スマートスピーカー、使ってますか? 少しずつ普及してはいるようですけど、意外にも大活躍しそうなシーンとして、病室への配備が紹介されていますよ! 自由に動けないベッド生活でも、スマートスピーカーのおかげで、グンと快適に過ごせるように。そのうち日本にもやってくるのでしょうか?
ナースコールの代わりにアレクサ置いてみる
Amazon Echoを100の病室に配備する「Aiva」プロジェクトを進めているのは、米国ロサンゼルスのシダーズ・サイナイ医療センター(Cedars-Sinai Medical Center)です。
入院患者が「トイレに行きたい」や「鎮痛剤がほしい」といったリクエストを、いわゆるナースコールで行なう代わりに、ベッド脇に取りつけられたAmazon Echoへと呼びかけるだけで、音声アシスタントのAlexaが、リクエストをスマートに処理してくれる仕組み。
テレビの電源をオンオフしたり、チャンネルを変えたり、お好みの音楽やニュース、天気予報、スポーツの試合結果などなどを教えてくれる、一般的なAmazon Echoの機能も使えるようになっており、なにかと退屈しのぎにもAlexaとの会話がお役立ちかもしれません。
これまでは看護師たちが、室内のテレビの操作にまで呼び出されて手いっぱいになることがありました。しかしながら、こうしたタスクはAlexaにお任せし、もっと重要度の高い看護に注力できるようになるメリットははかり知れません。
同医療センターのGolda Morales副看護師長は、このようにAivaの成果を評価しています。
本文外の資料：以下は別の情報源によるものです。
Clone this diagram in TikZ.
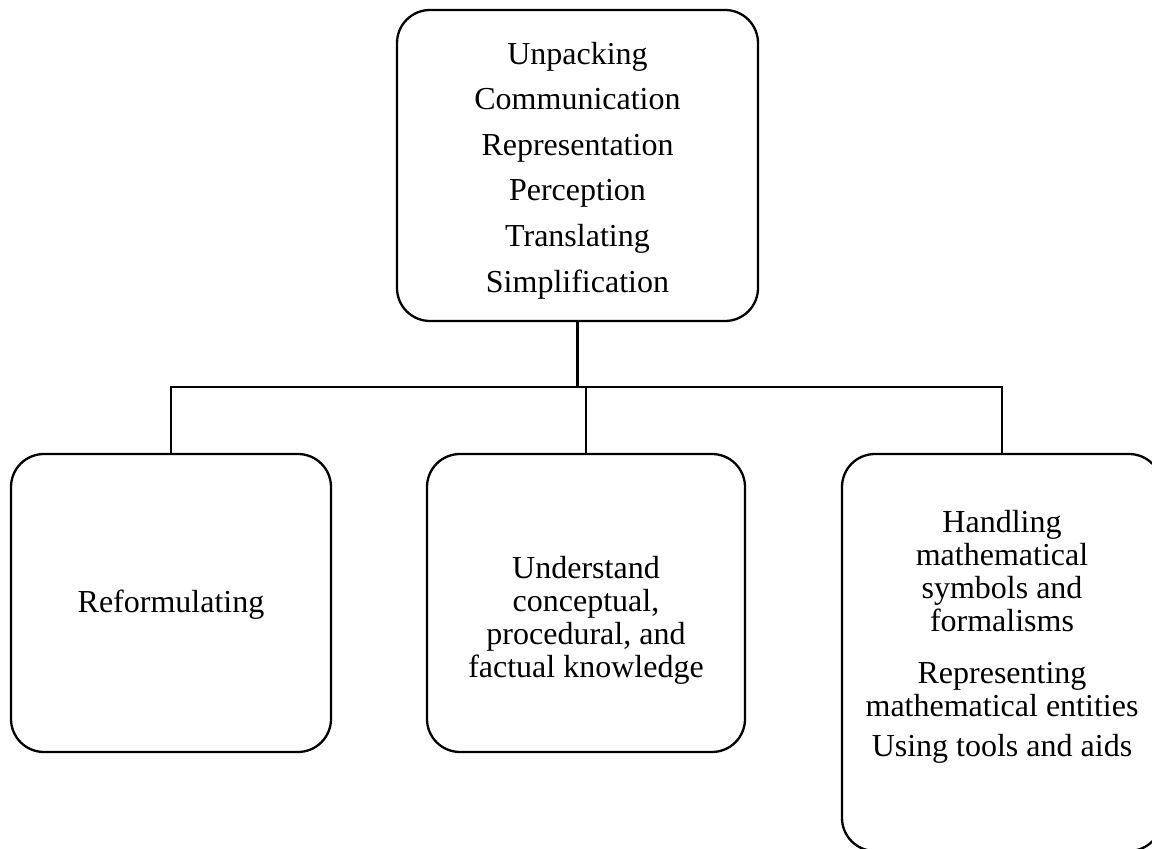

Aivaのプラットフォームでは、Alexaが患者からリクエストを受けると、本当に看護師でなければ扱えない内容であれば、担当の看護師を呼んでくれます。でも、単純なトイレに連れて行ってほしいなどのリクエストはヘルパーを呼び出してくれます。こういったAI判断が駆使されるため、ただでさえ人手不足気味の看護業界にとっては大いに助けになると歓迎されているんだとか。
患者のプライバシーは要注意
しかしながら、やや懸念されているのは、病院内のコミュニケーションに、密にAlexaが絡んでしまうことで、プライバシーの保護は大丈夫なのかという点です。すでにAmazon Echoをめぐっては、まったく見知らぬ人の膨大な音楽プレイリストが、勝手に他人に参照されてしまうといったアクシデントが、ドイツなどで報告されているみたいですね。
だれがどこへどんな病状で入院しているのか? 特定の看護師の仕事内容や勤務シフトまで外部へ広く流出したりしないのか? Aivaでは、収集データが匿名化されると説明されてはいるものの、無期限にデータをAmazonが保存することも許可されており、万が一の入院患者や医療スタッフの個人情報流出時の被害は、取り返しのつかないレベルとなってしまう危険性もはらんでいます。
病院内で大活躍するスマートスピーカー。もしかすると、スマートホームの活用事例より、そのメリットは非常に大きいのかもしれませんけど、どこまで信頼してよいのか不安な気持ちになるのも否めないでしょう。ただやはりこうした時代の流れには逆らえないものもあるのでしょうかね。